Oczywiście takie „gotowce” rzadko są wykorzystywane w 100%. Najczęściej służą jedynie jako pomoc i inspiracja do przygotowywania własnych  treningów. Trudno przecież mówić o szkoleniu „skrojonym dokładnie na potrzeby klienta” gdy skopiowaliśmy słowo w słowo książkę.

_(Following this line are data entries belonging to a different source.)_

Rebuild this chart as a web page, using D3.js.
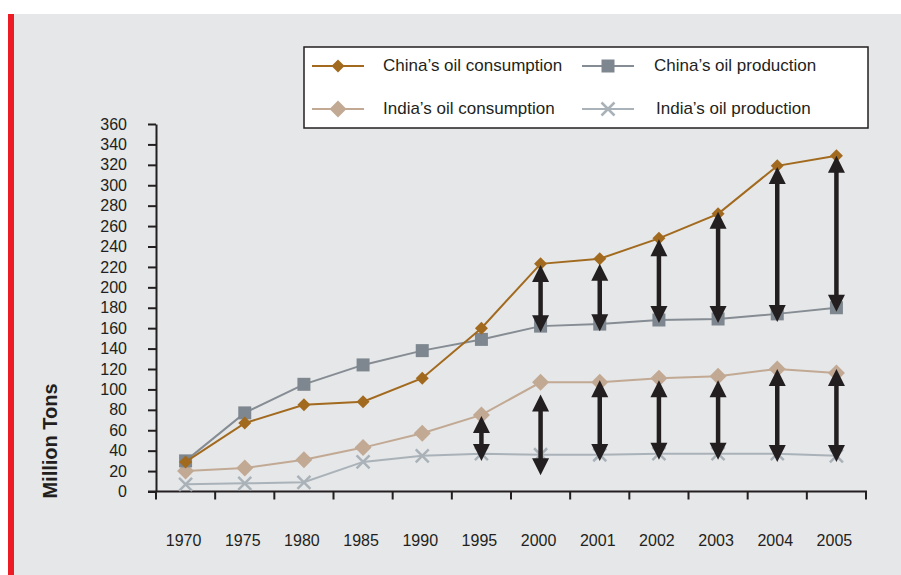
<!DOCTYPE html>
<html>
<head>
<meta charset="utf-8">
<script src="https://cdn.jsdelivr.net/npm/d3@7/dist/d3.min.js"></script>
<style>
  body { margin: 0; background: #fff; }
  svg { display: block; font-family: "Liberation Sans", Arial, sans-serif; }
</style>
</head>
<body>
<svg id="chart" width="901" height="575"></svg>
<script>
// values (million tons)
var years = ["1970", "1975", "1980", "1985", "1990", "1995", "2000", "2001", "2002", "2003", "2004", "2005"];
var chinaConsumption = [29, 67, 85, 88, 111, 160, 223, 228, 248, 272, 319, 329];
var chinaProduction = [30, 77, 105, 124, 138, 149, 162, 164, 168, 169, 174, 180];
var indiaConsumption = [20, 23, 31, 43, 57, 75, 107, 107, 111, 113, 120, 116];
var indiaProduction = [7, 8, 9, 29, 35, 37, 36, 36, 37, 37, 37, 35];

// the black double arrows showing the gap
var chinaGapYears = ["2000", "2001", "2002", "2003", "2004", "2005"];
var chinaGapTop = [222, 223, 247, 274, 318, 329];
var chinaGapBottom = [156, 157, 165, 165, 166, 176];
var indiaGapYears = ["1995", "2000", "2001", "2002", "2003", "2004", "2005"];
var indiaGapTop = [74, 95, 109, 109, 109, 120, 120];
var indiaGapBottom = [30, 16, 30, 31, 31, 29, 29];

var yTicks = d3.range(0, 361, 20);

var svg = d3.select("#chart");

// panel + red side bar
svg.append("rect").attr("x", 10).attr("y", 14).attr("width", 891).attr("height", 561).attr("fill", "#e6e7e8");
svg.append("rect").attr("x", 8).attr("y", 14).attr("width", 6).attr("height", 561).attr("fill", "#ed1c24");

var x = d3.scaleBand().domain(years).range([156, 866]);
var y = d3.scaleLinear().domain([0, 360]).range([491.5, 124]);
var cx = function(yr) { return x(yr) + x.bandwidth() / 2; };

var ink = "#231f20";

// y axis
var yAxis = svg.append("g")
    .attr("transform", "translate(156,0)")
    .call(d3.axisLeft(y).tickValues(yTicks).tickSize(8).tickPadding(21).tickSizeOuter(0));
yAxis.select(".domain").attr("stroke", ink).attr("stroke-width", 2);
yAxis.selectAll(".tick line").attr("stroke", ink).attr("stroke-width", 2);
yAxis.selectAll(".tick text")
    .attr("fill", ink)
    .style("font-size", "16px")
    .style("font-family", "Liberation Sans, Arial, sans-serif");

// x axis: ticks on band edges, labels in the middle
var xAxis = svg.append("g");
xAxis.append("line")
    .attr("x1", 148).attr("x2", x.range()[1] + 1)
    .attr("y1", y(0)).attr("y2", y(0))
    .attr("stroke", ink).attr("stroke-width", 2);
xAxis.selectAll("line.tick")
    .data(years.map(function(d) { return x(d); }).concat([x.range()[1]]))
    .enter().append("line")
    .attr("class", "tick")
    .attr("x1", function(d) { return d; }).attr("x2", function(d) { return d; })
    .attr("y1", y(0)).attr("y2", y(0) + 8)
    .attr("stroke", ink).attr("stroke-width", 2);
xAxis.selectAll("text")
    .data(years)
    .enter().append("text")
    .attr("x", function(d) { return cx(d) - 2; })
    .attr("y", 546)
    .attr("text-anchor", "middle")
    .attr("fill", ink)
    .style("font-size", "16px")
    .text(function(d) { return d; });

svg.append("text")
    .attr("transform", "translate(57,441) rotate(-90)")
    .attr("text-anchor", "middle")
    .attr("fill", ink)
    .style("font-size", "20px")
    .style("font-weight", "bold")
    .text("Million Tons");

// marker shapes
function diamond(r) { return "M0," + (-r) + "L" + r + ",0L0," + r + "L" + (-r) + ",0Z"; }
function square(r) { return "M" + (-r) + "," + (-r) + "h" + (2 * r) + "v" + (2 * r) + "h" + (-2 * r) + "Z"; }
function cross(r) { return "M" + (-r) + "," + (-r) + "L" + r + "," + r + "M" + r + "," + (-r) + "L" + (-r) + "," + r; }

var series = [
    { name: "India\u2019s oil production", values: indiaProduction, line: "#aab2b9", fill: "none", stroke: "#aab2b9", shape: cross(6.5), sw: 2 },
    { name: "India\u2019s oil consumption", values: indiaConsumption, line: "#c2a994", fill: "#c2a994", stroke: "none", shape: diamond(8.5), sw: 2 },
    { name: "China\u2019s oil production", values: chinaProduction, line: "#858c93", fill: "#7e878f", stroke: "none", shape: square(6.5), sw: 2 },
    { name: "China\u2019s oil consumption", values: chinaConsumption, line: "#a26a1f", fill: "#a26a1f", stroke: "none", shape: diamond(6.5), sw: 2 }
];

var line = d3.line()
    .x(function(d, i) { return cx(years[i]); })
    .y(function(d) { return y(d); });

series.forEach(function(s) {
    var g = svg.append("g");
    g.append("path")
        .datum(s.values)
        .attr("d", line)
        .attr("fill", "none")
        .attr("stroke", s.line)
        .attr("stroke-width", s.sw);
    g.selectAll("path.pt")
        .data(s.values)
        .enter().append("path")
        .attr("class", "pt")
        .attr("transform", function(d, i) { return "translate(" + cx(years[i]) + "," + y(d) + ")"; })
        .attr("d", s.shape)
        .attr("fill", s.fill)
        .attr("stroke", s.stroke)
        .attr("stroke-width", 2.5);
});

// double arrows
var headW = 8.5, headL = 17;
function drawArrows(yrs, top, bottom) {
    var g = svg.append("g");
    yrs.forEach(function(yr, i) {
        var ax = cx(yr), y1 = y(top[i]), y2 = y(bottom[i]);
        g.append("line")
            .attr("x1", ax).attr("x2", ax)
            .attr("y1", y1 + headL - 2).attr("y2", y2 - headL + 2)
            .attr("stroke", ink).attr("stroke-width", 4.5);
        g.append("path")
            .attr("d", "M" + ax + "," + y1 + "L" + (ax + headW) + "," + (y1 + headL) + "L" + (ax - headW) + "," + (y1 + headL) + "Z")
            .attr("fill", ink);
        g.append("path")
            .attr("d", "M" + ax + "," + y2 + "L" + (ax + headW) + "," + (y2 - headL) + "L" + (ax - headW) + "," + (y2 - headL) + "Z")
            .attr("fill", ink);
    });
}
drawArrows(chinaGapYears, chinaGapTop, chinaGapBottom);
drawArrows(indiaGapYears, indiaGapTop, indiaGapBottom);

// legend
var legend = svg.append("g");
legend.append("rect")
    .attr("x", 304).attr("y", 47).attr("width", 564).attr("height", 81)
    .attr("fill", "#fff").attr("stroke", ink).attr("stroke-width", 1.5);

var legendItems = [
    { s: series[3], lx: 312, tx: 383, ly: 66 },
    { s: series[2], lx: 582, tx: 654, ly: 66 },
    { s: series[1], lx: 312, tx: 383, ly: 109 },
    { s: series[0], lx: 582, tx: 656, ly: 109 }
];
legendItems.forEach(function(d) {
    legend.append("line")
        .attr("x1", d.lx).attr("x2", d.lx + 52)
        .attr("y1", d.ly).attr("y2", d.ly)
        .attr("stroke", d.s.line).attr("stroke-width", 2);
    legend.append("path")
        .attr("transform", "translate(" + (d.lx + 26) + "," + d.ly + ")")
        .attr("d", d.s.shape)
        .attr("fill", d.s.fill)
        .attr("stroke", d.s.stroke)
        .attr("stroke-width", 2.5);
    legend.append("text")
        .attr("x", d.tx).attr("y", d.ly + 5)
        .attr("fill", ink)
        .style("font-size", "17px")
        .text(d.s.name);
});
</script>
</body>
</html>
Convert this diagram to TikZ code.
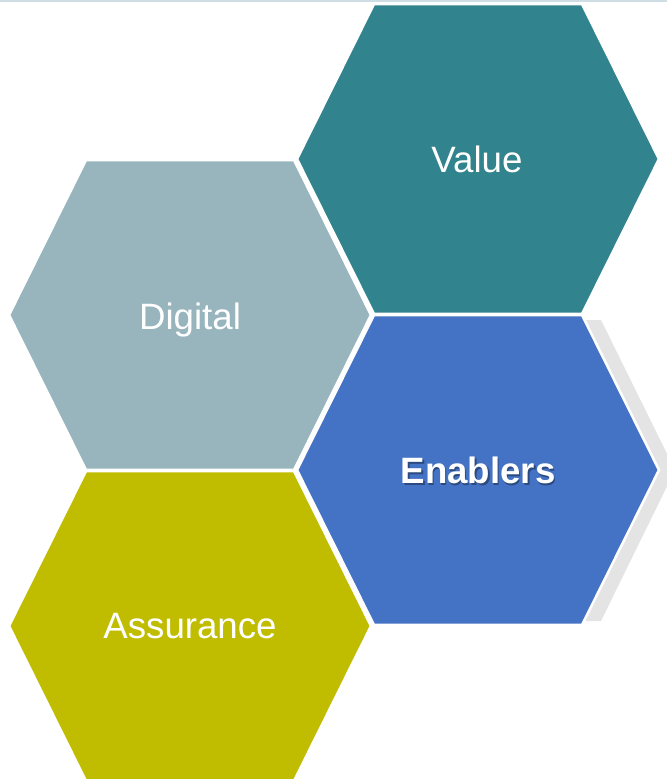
\documentclass[tikz,border=0pt]{standalone}
\usepackage{fontspec}
\setmainfont{Liberation Sans}
\definecolor{cValue}{HTML}{31838E}
\definecolor{cDigital}{HTML}{98B5BE}
\definecolor{cEnablers}{HTML}{4472C4}
\definecolor{cAssurance}{HTML}{C0BC00}
\definecolor{cShadow}{HTML}{E4E4E4}
\definecolor{cTopline}{HTML}{CFDDE4}
\newcommand{\hexpathat}[2]{(#1-181,#2) -- (#1-104,#2-155) -- (#1+104,#2-155) -- (#1+181,#2) -- (#1+104,#2+155) -- (#1-104,#2+155) -- cycle}
\begin{document}
\begin{tikzpicture}[x=0.75pt,y=-0.75pt,
  hexfill/.style={draw=white,line width=1.9pt,line join=miter},
  hexlabel/.style={text=white,font=\fontsize{27.5}{30}\selectfont,anchor=base,inner sep=0pt},
  boldlabel/.style={hexlabel,font=\fontsize{27.5}{30}\selectfont\bfseries}]
\useasboundingbox (0,0) rectangle (667,779);
\clip (0,0) rectangle (667,779);
\fill[white] (0,0) rectangle (667,779);
\fill[cTopline] (0,0) rectangle (667,2);
% shadow of Enablers
\fill[cShadow] (393,320) -- (601,320) -- (675,470) -- (601,621) -- (393,621) -- (318,470) -- cycle;
% hexagons
\path[hexfill,fill=cValue] \hexpathat{478}{159};
\path[hexfill,fill=cDigital] \hexpathat{190}{315};
\path[hexfill,fill=cEnablers] \hexpathat{478}{470};
\path[hexfill,fill=cAssurance] \hexpathat{190}{626};
% labels
\node[hexlabel] (value) at (477,172.5) {Value};
\node[hexlabel] (digital) at (190,329) {Digital};
\node[boldlabel,text=black,opacity=0.35] at (479.5,485.5) {Enablers};
\node[boldlabel] (enablers) at (478,483.5) {Enablers};
\node[hexlabel] (assurance) at (190,638.5) {Assurance};
\end{tikzpicture}
\end{document}
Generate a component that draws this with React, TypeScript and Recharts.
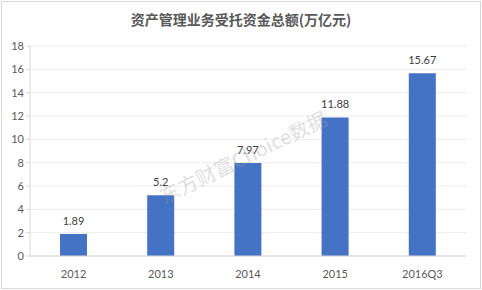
import { Bar, BarChart, CartesianGrid, LabelList, XAxis, YAxis } from "recharts"

const years = ["2012", "2013", "2014", "2015", "2016Q3"]
const amounts = [1.89, 5.2, 7.97, 11.88, 15.67]
const yTicks = [0, 2, 4, 6, 8, 10, 12, 14, 16, 18]

const data = years.map((y, i) => ({ year: y, value: amounts[i] }))

const tickStyle = { fontSize: 11, fill: "#595959", fontFamily: "Lato, 'Noto Sans', sans-serif" }

export default function App() {
    return (
        <div
            style={{
                position: "fixed",
                left: 0,
                top: 0,
                width: 482,
                height: 290,
                background: "#fff",
                overflow: "hidden",
            }}
        >
            <div
                style={{
                    position: "absolute",
                    left: 1,
                    top: 1,
                    width: 478,
                    height: 286,
                    border: "1px solid #d9d9d9",
                }}
            />
            <div
                style={{
                    position: "absolute",
                    left: 0,
                    top: 9,
                    width: 482,
                    textAlign: "center",
                    fontFamily: "'Noto Sans CJK SC', sans-serif",
                    fontSize: 14,
                    fontWeight: "bold",
                    color: "#595959",
                }}
            >
                资产管理业务受托资金总额(万亿元)
            </div>
            <BarChart
                width={482}
                height={290}
                data={data}
                margin={{ top: 46, right: 16, left: 0, bottom: 10 }}
                style={{ position: "absolute", left: 0, top: 0 }}
            >
                <CartesianGrid vertical={false} stroke="#ececec" />
                <XAxis
                    dataKey="year"
                    tick={tickStyle}
                    tickLine={false}
                    axisLine={{ stroke: "#d9d9d9" }}
                    height={24}
                    tickMargin={8}
                />
                <YAxis
                    domain={[0, 18]}
                    ticks={yTicks}
                    tick={tickStyle}
                    tickLine={{ stroke: "#d9d9d9" }}
                    tickSize={4}
                    axisLine={{ stroke: "#d9d9d9" }}
                    width={30}
                    interval={0}
                />
                <Bar dataKey="value" fill="#4472c4" barSize={27} isAnimationActive={false}>
                    <LabelList
                        dataKey="value"
                        position="top"
                        offset={9}
                        style={{ fontSize: 11, fill: "#404040", fontFamily: "Lato, 'Noto Sans', sans-serif" }}
                    />
                </Bar>
            </BarChart>
            {/* watermark */}
            <div
                style={{
                    position: "absolute",
                    left: 143,
                    top: 142,
                    width: 200,
                    textAlign: "center",
                    transform: "rotate(-26deg)",
                    fontFamily: "'Noto Sans CJK SC', sans-serif",
                    fontSize: 20,
                    color: "rgba(160,160,160,0.35)",
                    pointerEvents: "none",
                    whiteSpace: "nowrap",
                }}
            >
                东方财富Choice数据
            </div>
        </div>
    )
}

Polscy trenerzy, którzy jeżdżą doszkalać się na kursach na Zachodzie, mogą kupić tego typu opracowania w dobrych księgarniach biznesowych. Jeśli ktoś mówi tylko po angielsku, nie musi jechać do Anglii. Niezależnie od kraju, do jakiego się udamy – kupimy wersję anglojęzyczną (nie spotkałem jeszcze lokalnych tłumaczeń). Osoby, które w najbliższym czasie nie planują zagranicznych wojaży, też nie są bez szans. Sporo opisów ćwiczeń i zabaw wykorzystywanych podczas szkoleń znajduje się w Internecie.